I have now updated the document to add the issues discovered during the ZTP FSM interop testing. Look for the section that starts with “ADDITIONAL COMMENTS AFTER ZTP FSM IMPLEMENTATION AND INTEROP TESTING.”

As mentioned in the introduction, some of the comments are very nit-picky, bordering on the pedantic. I included them anyway.

RIFT Mailing List

A few issues were discussed in detail on the RIFT mailing list:

For this last issue (when to send not_a_ztp_offer = true), we have not yet reached what I consider to be full resolution on the RIFT mailing list. For now, I have modified my test cases to accept both the RIFT-Python behavior and also the RIFT-Juniper behavior. The specific test cases have been labeled with the comment # Juniper lenient

Github Issues

One issue was discussed in detail as an issue in the RIFT-Python github repository:

A discussion on the correct ordering of events: chained events versus external events

Github Deviations

Whenever I made a conscious decission to implement the RIFT-Python code in a way that does not comply with the letter of the RIFT specification, I documented a so-called “deviation” in the deviations document.

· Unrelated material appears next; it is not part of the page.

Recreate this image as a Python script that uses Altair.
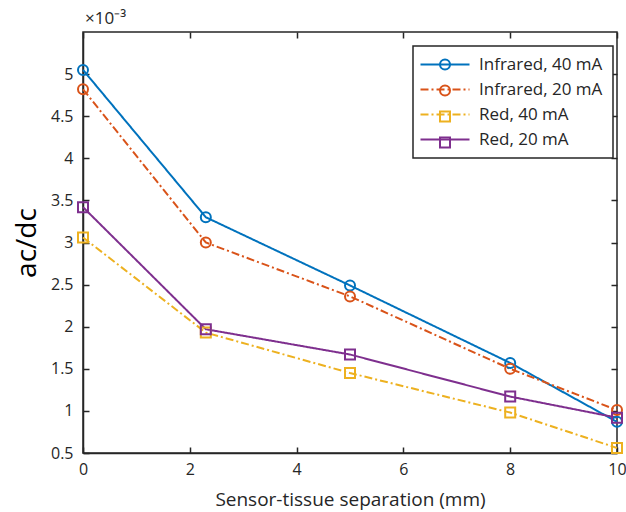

Each deviation is numbered (DEV-1, DEV-2, etc.) and corresponding comments in the RIFT-Python code have comments with this number to point out where the deviations are in the code.

RIFT Technical Calls

All of the above issues that were discussed on the RIFT mailing list were also discussed in the weekly RIFT technical conference call.

I mention this because the conclusions during the call have not always made it back to the mailing list.

Specifically, we agreed to solve the LIE message storm by introducing an new explicit MultipleNeighbor state in the LIE FSM. We also agreed to continue to hold the position that multipoints LANs is a non-requirement for RIFT (there was some dicussion on whether that is really true for containters inside a server).

Why a Preliminary Report?

This is a preliminary ZTP interoperability testing report, not yet the final report.

I have already put a framework in place for fully automated interoperability testing. There is already a good number of automated tests for the LIE FSM, and there are a few initial automated tests for the ZTP FSM.

That said, the automated ZTP FSM test cases that have been implemented thus far test only the most basic of scenarios; in fact, there are only 2 fully automated scenarios at this time. Many more ZTP test cases are needed including:

2 nodes: undefined and level 2
2 nodes: undefined and level 0
2 nodes: undefined and undefined
3 nodes: undefined and undefined and level 99
3 nodes: level0 and undefined and level 99
most realistic Clos topologies
topologies with PODs
topologies with miscabling
etc. etc. etc.

Now that the automated testing framework is in place, it is realitvey straightforward to implement these, and it is my hope that others will contribute.

Even though much more work is needed on the ZTP test cases, I decided to provide an interim update for a number of reasons:

First, we have already discovered a number of minor issues, which I wanted to socialize as soon as possible.
Second, I have put in place a rich framework for automated interop testing which I wanted to publicize, so that other open source developers can start to add additional test cases.
Third, I wanted to get these results out before I go on a long 3-week hike in the Canadian Rockies (during which time I will not be reachable). I will pick up the work when I return.